FAQ-Weight Loss

Click on the questions to reveal answers.

Q: How long will I be in the hospital after surgery? [+/-]

A: Your length of stay is determined by how well you progress following your procedure.  The average length of stay is one (1) night.

Q: How long will it take to recover after surgery? [+/-]

A: You should be able to walk the same day as your surgery. As all of our surgeries are either laparoscopic or robotic, pain is generally minimal. What most patients find to be most challenging post-surgery is adjusting to a new schedule of vitamin, fluid and protein intake. Almost all patients return to work after three (3) weeks.

Q: How much weight will I lose? [+/-]

A: Weight loss results vary and depend on several things. For many individuals, the majority of weight loss occurs within the first six (6) months after surgery. However, weight loss surgery alone is NOT a miracle cure and you will need to incorporate other measures.

It is very important that you set achievable weight loss goals from the beginning. Losing two to three pounds a week in the first year after your surgery is possible, but one pound a week is more likely. Twelve to 18 months after your procedure, weekly weight loss is usually less. Remember that you should lose weight gradually. Losing weight too fast can create a number of health risks. Your main goal is to achieve weight loss that prevents, improves or resolves health problems related to severe obesity.

Q: Does surgery limit any physical activity? [+/-]

A: No. Once our office clears you for exercise after surgery, it is STRONGLY recommended that you follow a consistent exercise regimen. Exercise is one of the keys to making your weight loss surgery effective. Without exercise, you will not reach your full weight loss potential.

Q: Will I need plastic surgery for the surplus skin when I have lost a lot of weight? [+/-]

A: Not necessarily. As a rule, plastic surgery won’t be considered for at least a year or two after your procedure. Sometimes your skin will mold itself around the new body tissue. You should allow the skin time to adjust before considering additional surgery. You should also work to achieve your weight goals prior to seeing a plastic surgeon so that surgery is only needed once and not repetitively.

Q: Will I feel hungry or deprived after surgery? [+/-]

A: No, you should not feel deprived after surgery. One of the benefits of weight loss surgery is a sense of fullness after eating smaller portions. All patients will experience fullness with smaller portion sizes after surgery.

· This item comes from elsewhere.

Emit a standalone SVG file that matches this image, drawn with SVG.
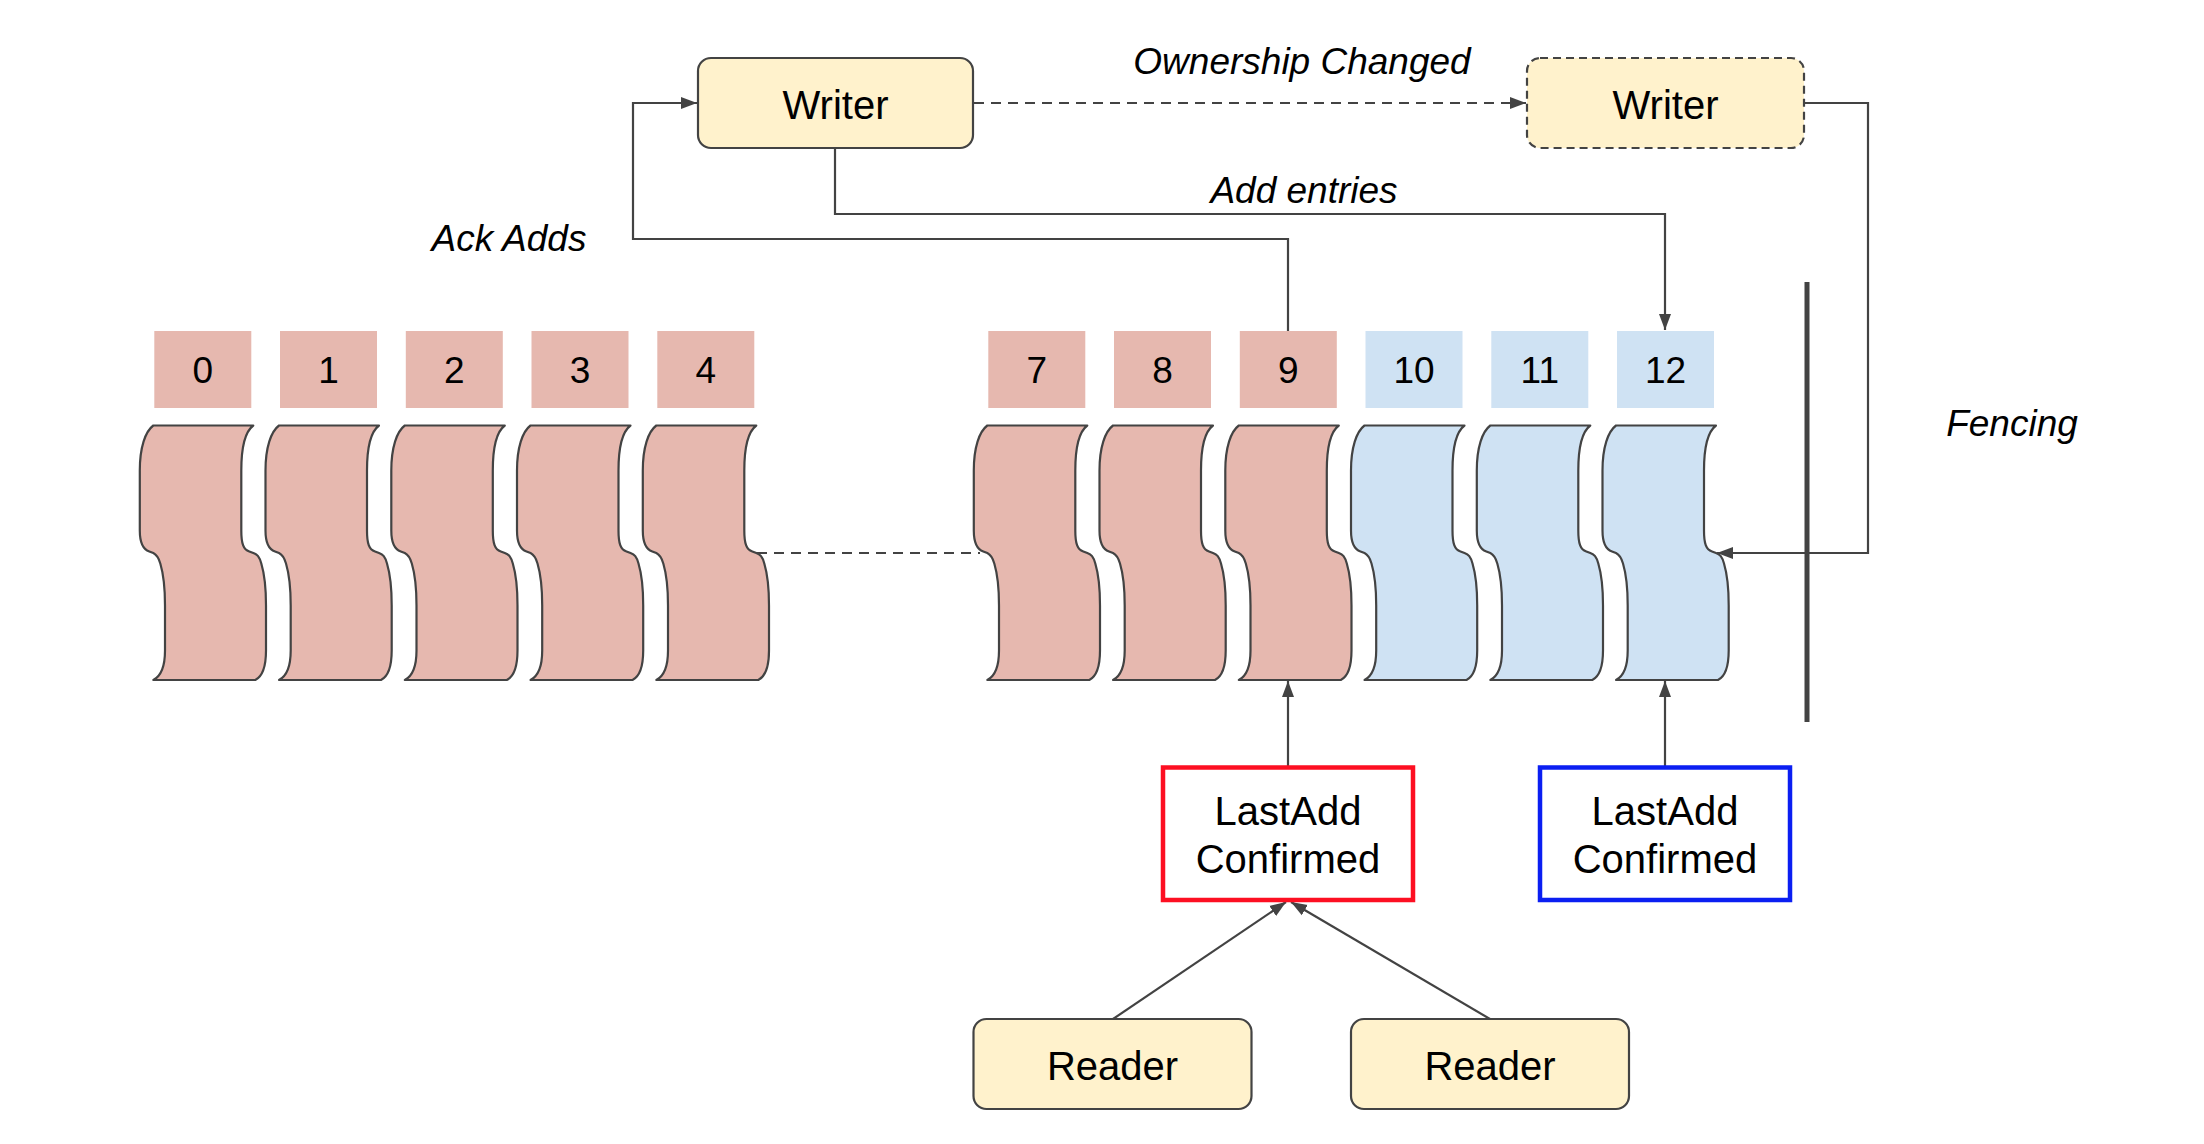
<svg xmlns="http://www.w3.org/2000/svg" xmlns:xlink="http://www.w3.org/1999/xlink" width="2204" height="1144" viewBox="0 0 2204 1144">
<style>
.lbl-r{fill:#e6b8af}
.lbl-b{fill:#cfe2f3}
.scr{stroke:#434343;stroke-width:2.2;stroke-linejoin:round}
.scr-r{fill:#e6b8af}
.scr-b{fill:#cfe2f3}
.num{font-family:"Liberation Sans",Arial,sans-serif;font-size:37px;fill:#000;text-anchor:middle}
.txt{font-family:"Liberation Sans",Arial,sans-serif;font-size:40px;fill:#000;text-anchor:middle}
.it{font-family:"Liberation Sans",Arial,sans-serif;font-size:37px;font-style:italic;fill:#000;text-anchor:middle}
.box{fill:#fff2cc;stroke:#434343;stroke-width:2.2}
.conn{fill:none;stroke:#434343;stroke-width:2.2}
.dash{stroke-dasharray:10 7}
</style>
<defs>
<marker id="arr" markerUnits="userSpaceOnUse" markerWidth="17" markerHeight="13" refX="16" refY="6.5" orient="auto">
<path d="M0,0.5 L16,6.5 L0,12.5 Z" fill="#434343" stroke="none"/>
</marker>
<path id="scroll" d="M0,0 L100,0 C92,6 88,22 88,45 L88,105 C88,118 90,124 96,126 L100,127.5 C104,129 106,131 108,138 C111,148 112.7,162 112.7,180 L112.7,225 C112.7,242 109,251 102,254.5 L0,254.5 C7,251 11.7,242 11.7,225 L11.7,180 C11.7,162 10,148 7,138 C5,131 3,129 0,127.5 L-4,126 C-10,124 -13.5,118 -13.5,105 L-13.5,45 C-13.5,22 -8,6 0,0 Z"/>
</defs>
<rect width="2204" height="1144" fill="#ffffff"/>

<g id="connectors">
<path class="conn" d="M1288,331 L1288,239 L633,239 L633,103 L697,103" marker-end="url(#arr)"/>
<path class="conn" d="M835,148 L835,214 L1665,214 L1665,330" marker-end="url(#arr)"/>
<path class="conn dash" d="M974,103 L1526,103" marker-end="url(#arr)"/>
<path class="conn" d="M1804,103 L1868,103 L1868,553 L1717,553" marker-end="url(#arr)"/>
<path class="conn dash" d="M757,553 L980,553"/>
<path class="conn" d="M1288,767 L1288,681" marker-end="url(#arr)"/>
<path class="conn" d="M1665,767 L1665,681" marker-end="url(#arr)"/>
<path class="conn" d="M1113,1019 L1286,902" marker-end="url(#arr)"/>
<path class="conn" d="M1490,1019 L1291,902" marker-end="url(#arr)"/>
</g>

<g id="entry-0"><rect class="lbl-r" x="154.3" y="331" width="97" height="77"/><text class="num" x="202.8" y="383">0</text><use xlink:href="#scroll" href="#scroll" class="scr scr-r" x="153.3" y="425.5"/></g>
<g id="entry-1"><rect class="lbl-r" x="280" y="331" width="97" height="77"/><text class="num" x="328.5" y="383">1</text><use xlink:href="#scroll" href="#scroll" class="scr scr-r" x="279" y="425.5"/></g>
<g id="entry-2"><rect class="lbl-r" x="405.8" y="331" width="97" height="77"/><text class="num" x="454.3" y="383">2</text><use xlink:href="#scroll" href="#scroll" class="scr scr-r" x="404.8" y="425.5"/></g>
<g id="entry-3"><rect class="lbl-r" x="531.5" y="331" width="97" height="77"/><text class="num" x="580" y="383">3</text><use xlink:href="#scroll" href="#scroll" class="scr scr-r" x="530.5" y="425.5"/></g>
<g id="entry-4"><rect class="lbl-r" x="657.3" y="331" width="97" height="77"/><text class="num" x="705.8" y="383">4</text><use xlink:href="#scroll" href="#scroll" class="scr scr-r" x="656.3" y="425.5"/></g>

<g id="entry-7"><rect class="lbl-r" x="988.3" y="331" width="97" height="77"/><text class="num" x="1036.8" y="383">7</text><use xlink:href="#scroll" href="#scroll" class="scr scr-r" x="987.3" y="425.5"/></g>
<g id="entry-8"><rect class="lbl-r" x="1114" y="331" width="97" height="77"/><text class="num" x="1162.5" y="383">8</text><use xlink:href="#scroll" href="#scroll" class="scr scr-r" x="1113" y="425.5"/></g>
<g id="entry-9"><rect class="lbl-r" x="1239.8" y="331" width="97" height="77"/><text class="num" x="1288.3" y="383">9</text><use xlink:href="#scroll" href="#scroll" class="scr scr-r" x="1238.8" y="425.5"/></g>
<g id="entry-10"><rect class="lbl-b" x="1365.5" y="331" width="97" height="77"/><text class="num" x="1414" y="383">10</text><use xlink:href="#scroll" href="#scroll" class="scr scr-b" x="1364.5" y="425.5"/></g>
<g id="entry-11"><rect class="lbl-b" x="1491.3" y="331" width="97" height="77"/><text class="num" x="1539.8" y="383">11</text><use xlink:href="#scroll" href="#scroll" class="scr scr-b" x="1490.3" y="425.5"/></g>
<g id="entry-12"><rect class="lbl-b" x="1617" y="331" width="97" height="77"/><text class="num" x="1665.5" y="383">12</text><use xlink:href="#scroll" href="#scroll" class="scr scr-b" x="1616" y="425.5"/></g>

<g id="writer-1"><rect class="box" x="698" y="58" width="275" height="90" rx="13"/><text class="txt" x="835.5" y="119">Writer</text></g>
<g id="writer-2"><rect class="box" x="1527" y="58" width="277" height="90" rx="13" stroke-dasharray="8 5"/><text class="txt" x="1665.5" y="119">Writer</text></g>

<g id="fence"><line x1="1807" y1="282" x2="1807" y2="722" stroke="#434343" stroke-width="5"/></g>

<g id="lac-red"><rect x="1163" y="767.5" width="250" height="132.5" fill="#ffffff" stroke="#fd0f22" stroke-width="4.5"/><text class="txt" x="1288" y="825">LastAdd</text><text class="txt" x="1288" y="873">Confirmed</text></g>
<g id="lac-blue"><rect x="1540" y="767.5" width="250" height="132.5" fill="#ffffff" stroke="#0b1ff2" stroke-width="4.5"/><text class="txt" x="1665" y="825">LastAdd</text><text class="txt" x="1665" y="873">Confirmed</text></g>

<g id="reader-1"><rect class="box" x="973.5" y="1019" width="278" height="90" rx="13"/><text class="txt" x="1112.5" y="1080">Reader</text></g>
<g id="reader-2"><rect class="box" x="1351" y="1019" width="278" height="90" rx="13"/><text class="txt" x="1490" y="1080">Reader</text></g>

<g id="labels">
<text class="it" x="1302" y="74">Ownership Changed</text>
<text class="it" x="1304" y="203">Add entries</text>
<text class="it" x="509" y="251">Ack Adds</text>
<text class="it" x="2012" y="436">Fencing</text>
</g>
</svg>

Hunger is not a bad thing, as it is your body’s natural reminder to eat another meal. Some patients have a decreased sense of hunger after surgery and others do not. Both are normal and neither is bad. The most important thing is getting in your required fluid and protein intake by the end of the day.

Q: What about pregnancy? [+/-]

A: Pregnancy can be very safe after weight loss surgery and you can have a very healthy baby!  After successfully losing weight, you will be at less risk for many obesity-related conditions that can occur during pregnancy, including gestational diabetes, gestational hypertension, preeclampsia and low birth weight. We recommend waiting at least 1.5 to 2 years after your surgery to conceive so that you can first achieve and maintain weight loss.

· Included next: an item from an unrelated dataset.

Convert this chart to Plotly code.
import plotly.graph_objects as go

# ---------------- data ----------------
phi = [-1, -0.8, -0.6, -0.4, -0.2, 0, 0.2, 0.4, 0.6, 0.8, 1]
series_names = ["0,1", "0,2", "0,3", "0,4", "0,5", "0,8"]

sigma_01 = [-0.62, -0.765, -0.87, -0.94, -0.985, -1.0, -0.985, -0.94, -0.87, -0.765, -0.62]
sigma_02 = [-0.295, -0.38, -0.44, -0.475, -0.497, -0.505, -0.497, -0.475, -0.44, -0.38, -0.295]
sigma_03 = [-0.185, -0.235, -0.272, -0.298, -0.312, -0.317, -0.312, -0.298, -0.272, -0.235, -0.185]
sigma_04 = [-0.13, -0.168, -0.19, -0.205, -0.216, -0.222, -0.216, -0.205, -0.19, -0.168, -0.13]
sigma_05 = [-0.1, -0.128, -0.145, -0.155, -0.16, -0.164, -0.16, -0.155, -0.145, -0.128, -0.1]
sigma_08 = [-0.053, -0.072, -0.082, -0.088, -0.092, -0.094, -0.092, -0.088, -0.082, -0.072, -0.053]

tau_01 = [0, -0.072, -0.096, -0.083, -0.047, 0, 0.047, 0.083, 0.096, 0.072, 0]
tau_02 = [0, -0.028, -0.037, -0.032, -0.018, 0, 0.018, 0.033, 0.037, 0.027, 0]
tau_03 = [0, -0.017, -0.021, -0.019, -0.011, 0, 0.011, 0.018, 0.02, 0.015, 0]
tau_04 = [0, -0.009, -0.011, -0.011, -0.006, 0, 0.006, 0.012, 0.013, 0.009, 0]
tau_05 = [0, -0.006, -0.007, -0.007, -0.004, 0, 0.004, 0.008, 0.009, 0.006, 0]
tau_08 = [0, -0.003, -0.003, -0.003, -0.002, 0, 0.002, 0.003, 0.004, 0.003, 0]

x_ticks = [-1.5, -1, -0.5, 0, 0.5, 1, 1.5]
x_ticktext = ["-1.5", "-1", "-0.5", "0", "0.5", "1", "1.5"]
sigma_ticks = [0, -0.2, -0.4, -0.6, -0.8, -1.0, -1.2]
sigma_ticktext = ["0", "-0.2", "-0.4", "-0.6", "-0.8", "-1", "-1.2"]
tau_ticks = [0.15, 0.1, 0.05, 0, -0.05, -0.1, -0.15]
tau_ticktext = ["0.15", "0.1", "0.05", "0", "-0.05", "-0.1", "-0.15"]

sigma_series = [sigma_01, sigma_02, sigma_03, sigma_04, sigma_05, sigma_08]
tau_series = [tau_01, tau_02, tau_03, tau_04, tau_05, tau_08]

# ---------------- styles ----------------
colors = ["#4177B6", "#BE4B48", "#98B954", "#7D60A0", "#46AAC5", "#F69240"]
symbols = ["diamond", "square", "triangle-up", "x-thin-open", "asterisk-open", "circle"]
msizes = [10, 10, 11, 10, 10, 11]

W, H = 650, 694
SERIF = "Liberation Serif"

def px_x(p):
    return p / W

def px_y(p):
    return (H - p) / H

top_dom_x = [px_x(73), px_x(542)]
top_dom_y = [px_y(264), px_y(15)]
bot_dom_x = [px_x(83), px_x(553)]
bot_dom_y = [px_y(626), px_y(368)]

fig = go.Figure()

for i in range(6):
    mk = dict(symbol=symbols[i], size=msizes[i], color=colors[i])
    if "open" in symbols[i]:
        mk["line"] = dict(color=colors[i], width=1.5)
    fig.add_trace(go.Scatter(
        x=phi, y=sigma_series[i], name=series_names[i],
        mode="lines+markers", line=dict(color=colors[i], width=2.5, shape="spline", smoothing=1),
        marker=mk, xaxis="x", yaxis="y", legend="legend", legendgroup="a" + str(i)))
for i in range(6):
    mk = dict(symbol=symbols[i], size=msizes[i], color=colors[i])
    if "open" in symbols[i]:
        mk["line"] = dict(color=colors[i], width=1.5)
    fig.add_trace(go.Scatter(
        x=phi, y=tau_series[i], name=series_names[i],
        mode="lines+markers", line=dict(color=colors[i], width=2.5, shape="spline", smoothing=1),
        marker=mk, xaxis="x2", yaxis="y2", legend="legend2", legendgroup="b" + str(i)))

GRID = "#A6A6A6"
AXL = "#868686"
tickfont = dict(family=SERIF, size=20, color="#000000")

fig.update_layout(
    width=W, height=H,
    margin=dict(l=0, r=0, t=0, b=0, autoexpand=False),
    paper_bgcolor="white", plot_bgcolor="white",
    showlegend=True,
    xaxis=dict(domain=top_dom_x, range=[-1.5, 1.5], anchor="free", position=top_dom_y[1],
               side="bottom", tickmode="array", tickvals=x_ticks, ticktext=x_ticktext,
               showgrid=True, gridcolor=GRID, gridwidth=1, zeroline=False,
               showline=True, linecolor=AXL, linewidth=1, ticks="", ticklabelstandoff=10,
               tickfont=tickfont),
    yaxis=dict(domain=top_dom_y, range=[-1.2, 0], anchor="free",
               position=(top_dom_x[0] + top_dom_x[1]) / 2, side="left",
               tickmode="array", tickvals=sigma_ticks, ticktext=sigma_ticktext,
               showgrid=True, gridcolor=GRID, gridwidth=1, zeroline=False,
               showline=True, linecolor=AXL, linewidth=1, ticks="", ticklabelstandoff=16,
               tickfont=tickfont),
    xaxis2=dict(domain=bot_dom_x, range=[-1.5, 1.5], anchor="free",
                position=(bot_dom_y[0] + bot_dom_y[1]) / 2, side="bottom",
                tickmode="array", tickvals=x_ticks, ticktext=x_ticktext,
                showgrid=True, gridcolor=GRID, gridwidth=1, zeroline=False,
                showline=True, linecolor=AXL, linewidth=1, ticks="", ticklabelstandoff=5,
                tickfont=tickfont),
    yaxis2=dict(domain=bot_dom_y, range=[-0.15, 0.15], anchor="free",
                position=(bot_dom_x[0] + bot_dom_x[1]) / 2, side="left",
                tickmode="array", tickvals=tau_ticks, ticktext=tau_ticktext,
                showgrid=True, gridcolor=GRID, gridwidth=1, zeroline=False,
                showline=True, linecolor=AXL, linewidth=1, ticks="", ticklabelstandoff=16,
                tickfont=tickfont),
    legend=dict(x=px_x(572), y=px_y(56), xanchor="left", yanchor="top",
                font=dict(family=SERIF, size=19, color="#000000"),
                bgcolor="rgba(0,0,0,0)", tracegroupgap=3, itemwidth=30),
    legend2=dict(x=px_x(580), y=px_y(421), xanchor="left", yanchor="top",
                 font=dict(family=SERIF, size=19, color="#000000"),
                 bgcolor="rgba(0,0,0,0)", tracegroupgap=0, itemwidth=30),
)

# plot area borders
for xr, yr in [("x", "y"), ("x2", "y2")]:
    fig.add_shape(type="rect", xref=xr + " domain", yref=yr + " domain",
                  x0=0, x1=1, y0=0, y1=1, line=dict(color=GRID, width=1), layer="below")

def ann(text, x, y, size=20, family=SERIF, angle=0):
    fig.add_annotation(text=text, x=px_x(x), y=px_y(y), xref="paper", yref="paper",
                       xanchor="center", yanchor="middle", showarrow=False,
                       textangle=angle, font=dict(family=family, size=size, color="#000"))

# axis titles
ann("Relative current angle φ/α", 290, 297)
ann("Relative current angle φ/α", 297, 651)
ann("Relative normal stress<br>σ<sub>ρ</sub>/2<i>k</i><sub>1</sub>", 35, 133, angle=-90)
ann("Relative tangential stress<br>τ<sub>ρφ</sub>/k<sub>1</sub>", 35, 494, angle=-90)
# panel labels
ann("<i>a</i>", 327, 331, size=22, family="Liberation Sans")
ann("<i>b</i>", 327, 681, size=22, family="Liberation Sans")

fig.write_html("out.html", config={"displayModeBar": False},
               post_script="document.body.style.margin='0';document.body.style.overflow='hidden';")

Q: Will I need to take vitamin supplements? [+/-]

A: Yes! All patients undergoing weight loss surgery must plan on taking vitamin supplements LIFELONG, as this is very important to avoid permanent effects from vitamin deficiencies.  At the very minimum, you should plan on (and budget for) taking a multivitamin with iron twice daily and calcium citrate (500 mg) three times per day.

Q: What about other medication? [+/-]

A: You should be able to take prescribed medication. You may need to do things like break big tablets in half or crush them and mix them in applesauce. You should always ask your doctor or a pharmacist about ways you can safely take your medications. Some medications may be available in liquid form and others you might not be able to crush or break.

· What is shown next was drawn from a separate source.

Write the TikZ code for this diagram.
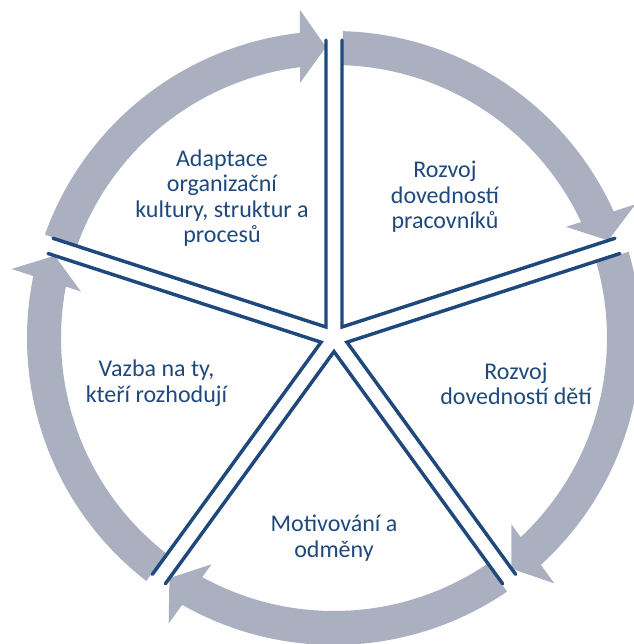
\documentclass[tikz,border=0pt]{standalone}
\usepackage{fontspec}
\setmainfont{Carlito}
\definecolor{navy}{RGB}{31,73,125}
\definecolor{ringgrey}{RGB}{170,176,192}
\tikzset{
    spoke/.style={draw=navy, line width=2.6pt, line cap=round, line join=miter},
    label/.style={align=center, text=navy, font=\fontsize{18}{19.2}\selectfont}
}
\begin{document}
\begin{tikzpicture}[x=0.75pt, y=0.75pt]
        \useasboundingbox (-334,-306) rectangle (300,338);
        \clip (-334,-306) rectangle (300,338);

        % ring of arrows, each one ends at the next spoke
        \foreach \s in {90,18,-54,-126,162} {
            \begin{scope}[rotate=\s]
                \fill[ringgrey] (70.32:307) arc[start angle=70.32, end angle=6.36, radius=307]
                    -- (328,34) -- (291,8) -- (255,34) -- (7.15:273)
                    arc[start angle=7.15, end angle=70.11, radius=273] -- cycle;
            \end{scope}
        }

        % double spokes
        \foreach \s in {90,18,-54,-126,162} {
            \begin{scope}[rotate=\s]
                \draw[spoke] (1.54:298.1) -- (36:13.6) -- (70.46:298.1);
            \end{scope}
        }

        \node[label] (adapt) at (-112,140) {Adaptace\\ organizační\\ kultury, struktur a\\ procesů};

        \node[label] (staff) at (111,141) {Rozvoj\\ dovedností\\ pracovníků};

        \node[label] (kids) at (182,-46) {Rozvoj\\ dovedností dětí};

        \node[label] (reward) at (0,-200) {Motivování a\\ odměny};

        \node[label] (link) at (-177.5,-45) {Vazba na ty,\\ kteří rozhodují};
    \end{tikzpicture}
\end{document}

Q: What if I go out to eat? [+/-]

A: If you eat out, order only a small amount of food, such as an appetizer. Eat slowly and chew all food thoroughly. You might want to let your host or hostess know in advance that you cannot eat very much food. You may also have to avoid thick breads and heavy meats like steak and chops.

Q: What about alcohol? [+/-]

A: Remember that alcohol has a high number of calories. It also breaks down vitamins. An occasional glass of wine or other alcoholic beverage, though, is not considered harmful to weight loss. Patients are more susceptible to the effects of alcohol after surgery.

Q: Can I eat anything in moderation? [+/-]

A: After your stomach has healed, you may eat most foods that don’t cause you discomfort. However, because you can only eat a little, it is important to include foods full of important vitamins and nutrients such as those recommended in the educational materials you receive and advised by your surgeon and dietitian. If you eat foods that contain lots of sugar and fat or drink liquids full of empty calories such as milkshakes, the effect of your surgery may be greatly reduced or canceled. You may even gain weight.

Q: Will I experience constipation? [+/-]

A: Constipation can be common immediately after surgery due to the changes in your diet such as low fiber, high protein intake and decreased activity levels, as well as potential use of pain medication. If difficulties arise, let us know as soon as possible so we can help you.